Gender in Afghanistan

I don’t have any particularly interesting commentary on this NYT piece about the tradition of families with only daughters in Afghanistan raising one as a boy, but I think it speaks for itself about the problematic gender attitudes in the country and is well worth your time to read.  The basics:

There are no statistics about how many Afghan girls masquerade as boys. But when asked, Afghans of several generations can often tell a story of a female relative, friend, neighbor or co-worker who grew up disguised as a boy. To those who know, these children are often referred to as neither “daughter” nor “son” in conversation, but as “bacha posh,” which literally means “dressed up as a boy” in Dari.

Through dozens of interviews conducted over several months, where many people wanted to remain anonymous or to use only first names for fear of exposing their families, it was possible to trace a practice that has remained mostly obscured to outsiders. Yet it cuts across class, education, ethnicity and geography, and has endured even through Afghanistan’s many wars and governments.

Afghan families have many reasons for pretending their girls are boys, including economic need, social pressure to have sons, and in some cases, a superstition that doing so can lead to the birth of a real boy. Lacking a son, the parents decide to make one up, usually by cutting the hair of a daughter and dressing her in typical Afghan men’s clothing. There are no specific legal or religious proscriptions against the practice. In most cases, a return to womanhood takes place when the child enters puberty.
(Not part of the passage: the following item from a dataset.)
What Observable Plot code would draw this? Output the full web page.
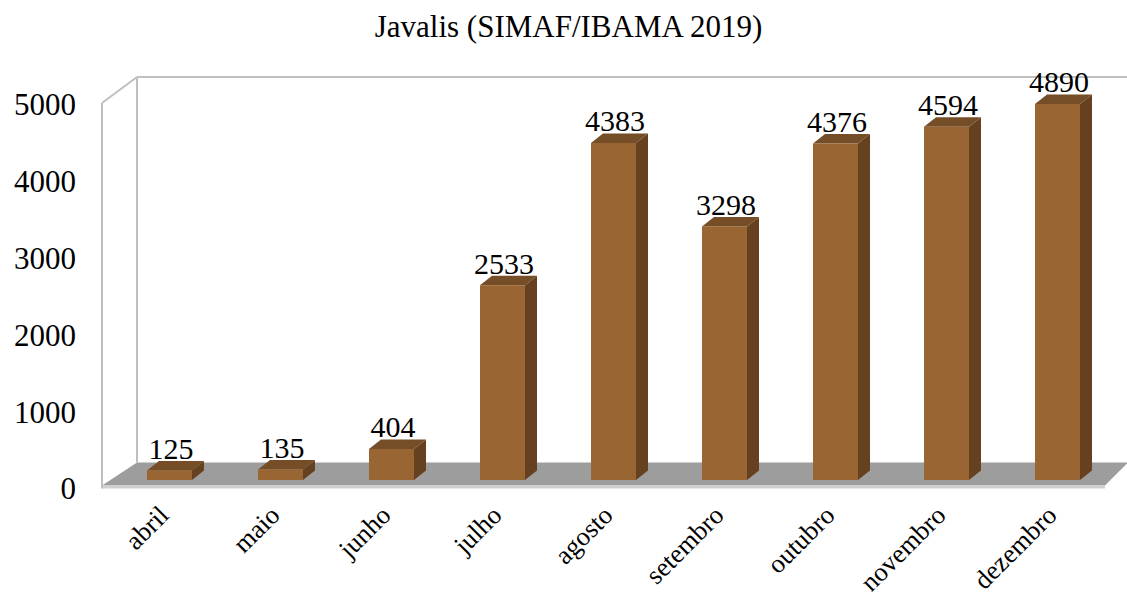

The parents almost always make that decision.

Okay, a little commentary, now that I’ve finished reading the article.  Sometimes, I feel the need to be really judgmental.  Any culture that encourages this type of behavior because women are so oppressed and devalued is hopelessly backward and dysfunctional.  I’ve got no acceptance for cultural relativism– the attitudes towards gender roles in Afghanistan are simply appalling and inhumane.  There, that felt good.

About Steve Greene
Professor of Political Science at NC State

One Response to Gender in Afghanistan

  1. Sonia says:

    Wow, if that doesn’t cement GENDER = PERFORMANCE for anyone, I don’t know what will.